# START OF Supplied records
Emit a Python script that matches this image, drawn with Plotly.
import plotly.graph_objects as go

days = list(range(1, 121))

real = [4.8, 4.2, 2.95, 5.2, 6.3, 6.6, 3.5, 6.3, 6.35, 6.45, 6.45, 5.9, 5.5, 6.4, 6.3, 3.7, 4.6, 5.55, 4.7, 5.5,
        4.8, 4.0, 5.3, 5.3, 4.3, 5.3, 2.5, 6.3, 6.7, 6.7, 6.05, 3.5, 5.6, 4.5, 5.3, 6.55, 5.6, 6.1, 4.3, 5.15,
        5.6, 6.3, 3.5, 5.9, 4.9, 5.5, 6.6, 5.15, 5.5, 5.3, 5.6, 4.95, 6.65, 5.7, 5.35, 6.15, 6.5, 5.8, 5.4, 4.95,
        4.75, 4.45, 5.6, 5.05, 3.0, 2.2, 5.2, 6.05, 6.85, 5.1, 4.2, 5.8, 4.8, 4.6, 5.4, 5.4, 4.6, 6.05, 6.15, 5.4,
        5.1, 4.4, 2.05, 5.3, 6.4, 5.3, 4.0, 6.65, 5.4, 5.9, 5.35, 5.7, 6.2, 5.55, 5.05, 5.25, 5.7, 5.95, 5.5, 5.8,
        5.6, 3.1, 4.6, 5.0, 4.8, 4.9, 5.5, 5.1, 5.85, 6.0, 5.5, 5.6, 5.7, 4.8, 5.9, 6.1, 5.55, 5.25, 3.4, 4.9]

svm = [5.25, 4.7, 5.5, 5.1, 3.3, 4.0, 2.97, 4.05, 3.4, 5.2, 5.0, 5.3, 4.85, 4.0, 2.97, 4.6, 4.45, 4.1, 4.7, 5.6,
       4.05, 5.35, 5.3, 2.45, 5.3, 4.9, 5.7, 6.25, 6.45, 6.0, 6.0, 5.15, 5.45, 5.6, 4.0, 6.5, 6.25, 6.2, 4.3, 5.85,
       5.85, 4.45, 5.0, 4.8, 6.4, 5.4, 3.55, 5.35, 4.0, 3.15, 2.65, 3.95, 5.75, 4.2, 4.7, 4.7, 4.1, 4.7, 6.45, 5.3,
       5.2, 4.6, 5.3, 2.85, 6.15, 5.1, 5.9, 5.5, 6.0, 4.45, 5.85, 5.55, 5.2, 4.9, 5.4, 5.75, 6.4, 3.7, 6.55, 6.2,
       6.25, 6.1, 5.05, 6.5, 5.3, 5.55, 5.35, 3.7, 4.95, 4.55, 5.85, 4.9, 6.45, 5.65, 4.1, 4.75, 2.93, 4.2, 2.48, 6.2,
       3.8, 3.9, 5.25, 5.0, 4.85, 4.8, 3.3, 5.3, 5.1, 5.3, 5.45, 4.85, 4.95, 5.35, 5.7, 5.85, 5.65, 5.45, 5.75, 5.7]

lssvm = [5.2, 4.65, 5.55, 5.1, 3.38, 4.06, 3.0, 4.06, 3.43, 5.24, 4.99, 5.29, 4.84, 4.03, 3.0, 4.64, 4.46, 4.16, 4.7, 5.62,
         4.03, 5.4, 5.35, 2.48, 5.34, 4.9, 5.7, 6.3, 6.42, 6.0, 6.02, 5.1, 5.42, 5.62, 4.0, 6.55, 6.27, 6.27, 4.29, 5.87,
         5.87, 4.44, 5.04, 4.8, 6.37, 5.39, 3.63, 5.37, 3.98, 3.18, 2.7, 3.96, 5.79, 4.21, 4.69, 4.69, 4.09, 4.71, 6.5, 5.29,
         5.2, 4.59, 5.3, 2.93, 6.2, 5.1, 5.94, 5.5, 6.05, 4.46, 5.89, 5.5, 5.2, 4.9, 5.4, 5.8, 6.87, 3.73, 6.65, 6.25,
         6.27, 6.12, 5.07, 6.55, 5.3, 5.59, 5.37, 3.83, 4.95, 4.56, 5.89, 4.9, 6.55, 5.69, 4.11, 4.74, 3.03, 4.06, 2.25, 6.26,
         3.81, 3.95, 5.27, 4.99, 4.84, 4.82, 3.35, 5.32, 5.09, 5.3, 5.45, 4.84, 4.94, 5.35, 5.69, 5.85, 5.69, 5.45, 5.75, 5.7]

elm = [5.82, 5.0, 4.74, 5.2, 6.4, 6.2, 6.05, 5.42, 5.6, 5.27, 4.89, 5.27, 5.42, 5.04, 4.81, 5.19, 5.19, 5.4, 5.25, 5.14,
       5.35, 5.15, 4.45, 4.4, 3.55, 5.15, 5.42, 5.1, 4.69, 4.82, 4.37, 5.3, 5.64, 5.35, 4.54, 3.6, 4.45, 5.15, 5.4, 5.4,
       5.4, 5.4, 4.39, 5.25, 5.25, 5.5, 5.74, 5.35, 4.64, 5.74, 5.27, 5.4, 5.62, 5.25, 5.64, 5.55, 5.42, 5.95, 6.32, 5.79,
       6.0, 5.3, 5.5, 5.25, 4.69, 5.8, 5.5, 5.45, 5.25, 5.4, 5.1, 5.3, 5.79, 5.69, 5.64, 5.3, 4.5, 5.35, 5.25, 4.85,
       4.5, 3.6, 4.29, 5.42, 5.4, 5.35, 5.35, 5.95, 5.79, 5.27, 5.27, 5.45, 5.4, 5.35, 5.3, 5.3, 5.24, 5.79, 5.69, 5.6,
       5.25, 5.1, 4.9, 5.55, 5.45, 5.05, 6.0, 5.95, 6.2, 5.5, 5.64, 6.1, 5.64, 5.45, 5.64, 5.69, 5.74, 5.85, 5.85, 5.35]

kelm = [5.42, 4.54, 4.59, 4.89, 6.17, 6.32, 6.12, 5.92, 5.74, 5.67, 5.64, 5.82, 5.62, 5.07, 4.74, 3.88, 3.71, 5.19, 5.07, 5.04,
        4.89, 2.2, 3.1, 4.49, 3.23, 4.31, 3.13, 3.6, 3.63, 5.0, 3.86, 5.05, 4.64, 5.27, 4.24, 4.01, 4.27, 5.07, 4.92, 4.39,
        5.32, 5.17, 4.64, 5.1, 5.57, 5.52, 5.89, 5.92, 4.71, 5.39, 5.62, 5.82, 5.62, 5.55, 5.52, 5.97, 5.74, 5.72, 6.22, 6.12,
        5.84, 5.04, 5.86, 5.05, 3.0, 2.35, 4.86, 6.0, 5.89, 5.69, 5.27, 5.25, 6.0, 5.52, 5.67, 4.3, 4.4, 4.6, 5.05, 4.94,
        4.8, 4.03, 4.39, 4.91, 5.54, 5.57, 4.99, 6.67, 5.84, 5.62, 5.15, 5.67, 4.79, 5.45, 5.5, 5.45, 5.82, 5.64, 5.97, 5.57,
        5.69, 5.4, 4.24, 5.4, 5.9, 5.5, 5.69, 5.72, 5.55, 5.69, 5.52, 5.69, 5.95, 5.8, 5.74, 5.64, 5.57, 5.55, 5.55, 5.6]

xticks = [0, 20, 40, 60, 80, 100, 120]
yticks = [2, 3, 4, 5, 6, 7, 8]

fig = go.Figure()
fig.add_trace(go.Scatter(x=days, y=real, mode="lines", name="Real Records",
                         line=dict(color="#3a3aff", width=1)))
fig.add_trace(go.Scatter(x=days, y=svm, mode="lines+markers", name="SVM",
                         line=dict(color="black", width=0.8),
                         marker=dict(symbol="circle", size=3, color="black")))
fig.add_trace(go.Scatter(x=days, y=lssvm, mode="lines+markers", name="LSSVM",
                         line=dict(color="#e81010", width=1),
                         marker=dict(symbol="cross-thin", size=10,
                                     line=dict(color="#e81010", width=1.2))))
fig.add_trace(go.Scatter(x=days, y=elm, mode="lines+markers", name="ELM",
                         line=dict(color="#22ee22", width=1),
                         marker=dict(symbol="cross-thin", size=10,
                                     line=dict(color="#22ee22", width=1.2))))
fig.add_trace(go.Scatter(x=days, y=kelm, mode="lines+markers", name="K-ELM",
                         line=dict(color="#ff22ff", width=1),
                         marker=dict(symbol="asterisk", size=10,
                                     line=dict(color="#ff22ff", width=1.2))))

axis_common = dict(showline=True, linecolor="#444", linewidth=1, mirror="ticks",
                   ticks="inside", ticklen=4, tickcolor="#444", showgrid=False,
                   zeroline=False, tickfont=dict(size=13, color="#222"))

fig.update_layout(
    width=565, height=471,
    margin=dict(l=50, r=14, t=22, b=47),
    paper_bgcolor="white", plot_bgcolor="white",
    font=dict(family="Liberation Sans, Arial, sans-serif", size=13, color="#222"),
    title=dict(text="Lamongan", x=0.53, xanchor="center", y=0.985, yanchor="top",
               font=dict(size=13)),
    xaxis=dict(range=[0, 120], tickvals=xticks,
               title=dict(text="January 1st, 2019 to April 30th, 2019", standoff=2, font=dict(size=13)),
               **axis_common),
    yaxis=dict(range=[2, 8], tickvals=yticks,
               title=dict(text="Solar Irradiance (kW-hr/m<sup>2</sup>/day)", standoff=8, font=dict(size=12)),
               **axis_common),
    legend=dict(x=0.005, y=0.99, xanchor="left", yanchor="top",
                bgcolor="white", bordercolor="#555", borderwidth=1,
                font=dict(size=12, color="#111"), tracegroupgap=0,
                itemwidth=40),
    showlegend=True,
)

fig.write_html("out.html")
# END OF Supplied records
# START OF Supplied records
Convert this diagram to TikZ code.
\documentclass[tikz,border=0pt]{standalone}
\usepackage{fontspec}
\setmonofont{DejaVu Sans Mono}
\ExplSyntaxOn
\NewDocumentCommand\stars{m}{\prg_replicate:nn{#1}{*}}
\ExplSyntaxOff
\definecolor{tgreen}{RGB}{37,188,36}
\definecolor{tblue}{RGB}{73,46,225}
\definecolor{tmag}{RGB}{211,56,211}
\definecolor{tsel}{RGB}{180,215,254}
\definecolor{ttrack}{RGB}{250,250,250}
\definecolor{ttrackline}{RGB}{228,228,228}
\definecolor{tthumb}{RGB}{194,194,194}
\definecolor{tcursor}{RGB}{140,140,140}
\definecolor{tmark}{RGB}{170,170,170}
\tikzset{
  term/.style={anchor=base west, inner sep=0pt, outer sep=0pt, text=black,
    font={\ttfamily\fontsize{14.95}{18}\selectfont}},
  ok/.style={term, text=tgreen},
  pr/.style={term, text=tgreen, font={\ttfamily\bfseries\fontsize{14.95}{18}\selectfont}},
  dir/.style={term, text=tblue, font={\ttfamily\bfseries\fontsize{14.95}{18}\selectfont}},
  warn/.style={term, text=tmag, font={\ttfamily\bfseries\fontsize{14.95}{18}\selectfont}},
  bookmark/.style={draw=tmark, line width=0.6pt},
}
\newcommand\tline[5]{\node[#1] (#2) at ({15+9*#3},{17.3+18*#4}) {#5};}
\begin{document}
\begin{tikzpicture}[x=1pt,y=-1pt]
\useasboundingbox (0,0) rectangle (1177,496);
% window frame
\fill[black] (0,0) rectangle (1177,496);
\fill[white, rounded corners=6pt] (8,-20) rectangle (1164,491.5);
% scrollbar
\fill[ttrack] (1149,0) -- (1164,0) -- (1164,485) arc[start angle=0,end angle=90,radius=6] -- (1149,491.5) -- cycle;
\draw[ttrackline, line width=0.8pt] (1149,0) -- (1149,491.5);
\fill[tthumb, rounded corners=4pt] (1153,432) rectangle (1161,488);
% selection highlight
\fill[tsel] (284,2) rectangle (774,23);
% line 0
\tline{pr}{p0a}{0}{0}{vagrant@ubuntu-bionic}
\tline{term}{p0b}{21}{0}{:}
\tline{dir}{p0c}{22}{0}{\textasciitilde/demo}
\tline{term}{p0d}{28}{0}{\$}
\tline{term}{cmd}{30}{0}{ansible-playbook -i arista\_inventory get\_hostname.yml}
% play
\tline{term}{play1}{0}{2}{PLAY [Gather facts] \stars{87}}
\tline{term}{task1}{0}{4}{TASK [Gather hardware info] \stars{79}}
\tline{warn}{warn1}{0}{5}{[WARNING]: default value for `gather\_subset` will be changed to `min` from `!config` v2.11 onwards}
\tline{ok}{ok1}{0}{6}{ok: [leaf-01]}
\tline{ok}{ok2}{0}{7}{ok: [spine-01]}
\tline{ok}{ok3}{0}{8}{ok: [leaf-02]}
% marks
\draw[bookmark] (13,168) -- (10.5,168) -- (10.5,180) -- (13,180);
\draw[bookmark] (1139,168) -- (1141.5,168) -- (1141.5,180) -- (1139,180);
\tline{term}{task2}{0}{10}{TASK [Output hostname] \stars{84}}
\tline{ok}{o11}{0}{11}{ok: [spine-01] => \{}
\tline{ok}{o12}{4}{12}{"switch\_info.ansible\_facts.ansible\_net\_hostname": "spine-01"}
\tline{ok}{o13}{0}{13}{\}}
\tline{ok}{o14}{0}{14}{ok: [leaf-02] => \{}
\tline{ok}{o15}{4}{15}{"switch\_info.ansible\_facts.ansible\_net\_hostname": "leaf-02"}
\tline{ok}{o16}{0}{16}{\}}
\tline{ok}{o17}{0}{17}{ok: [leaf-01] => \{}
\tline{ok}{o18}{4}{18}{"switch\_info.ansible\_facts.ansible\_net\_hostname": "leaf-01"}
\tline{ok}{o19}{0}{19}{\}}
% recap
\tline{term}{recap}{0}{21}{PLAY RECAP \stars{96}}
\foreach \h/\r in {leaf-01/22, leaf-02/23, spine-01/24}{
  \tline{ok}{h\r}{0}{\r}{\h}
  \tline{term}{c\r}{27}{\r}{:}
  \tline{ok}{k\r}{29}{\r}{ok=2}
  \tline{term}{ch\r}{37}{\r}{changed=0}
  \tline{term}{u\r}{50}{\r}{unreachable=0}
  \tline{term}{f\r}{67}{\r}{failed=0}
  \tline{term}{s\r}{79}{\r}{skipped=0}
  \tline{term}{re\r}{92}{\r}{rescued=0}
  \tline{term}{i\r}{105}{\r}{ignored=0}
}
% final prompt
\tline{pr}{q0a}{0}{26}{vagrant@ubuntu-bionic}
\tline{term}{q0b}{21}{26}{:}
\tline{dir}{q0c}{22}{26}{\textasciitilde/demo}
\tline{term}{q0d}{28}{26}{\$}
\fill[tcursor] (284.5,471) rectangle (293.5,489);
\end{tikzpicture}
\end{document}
# END OF Supplied records
- _Stated task_: List the lines of the records where "this" occurs.

- _The reply_:
Emit a Python script that matches this image, drawn with Plotly.
Convert this diagram to TikZ code.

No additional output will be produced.